The functionality of the embedded Lisp interpreter provides core Lisp functionality, and editor oriented extensions. Both are described in flisp.html or flisp.md respectively.
Femto comes with Markdown and HTML documentation. To rebuild the documentation Pandoc is required. Rebuild both documentation formats from their respective source files by running:
make doc
When building on Ubuntu you will need to install the libcurses dev package. NOTE: As of Femto 1.2 you will also need the libncursesw (wide) library
$ sudo apt-get install apt-file
$ apt-file update
now search for which package would have curses.h
$ apt-file search curses.h
libncurses5-dev: /usr/include/curses.h
$ sudo apt-get install libncurses5-dev libncursesw5-dev
The following enhancements are envisaged.

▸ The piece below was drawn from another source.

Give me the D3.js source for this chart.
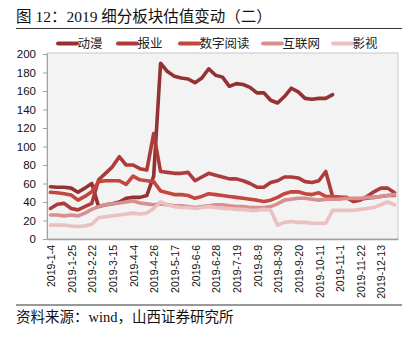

Directory and file manegement (Dired) functionality. A basic start has been made with dired.lsp
file-read-hook - function to be called when a file is loaded by the user
Ability to configure the syntax highlighter to different languages based on file extension Add python triple quoted comments for python
Buffer Mode flags that can be set to turn off single and double quote matching so that syntax hightlighting does not look messy when looking at a text file
Ability to load a file in read-only-mode
Ability to setup themes of colors that can be applied to different buffers This will allow users to control their own colour scheme
Pipe a buffer through a shell command and read the output back into a different buffer
Goto-line will fail to go to the very last line. This is a special case that could easily be fixed.
Adding a line at the bottom of a window will hide the line until the cursor moves up and down again or the screen is refreshed.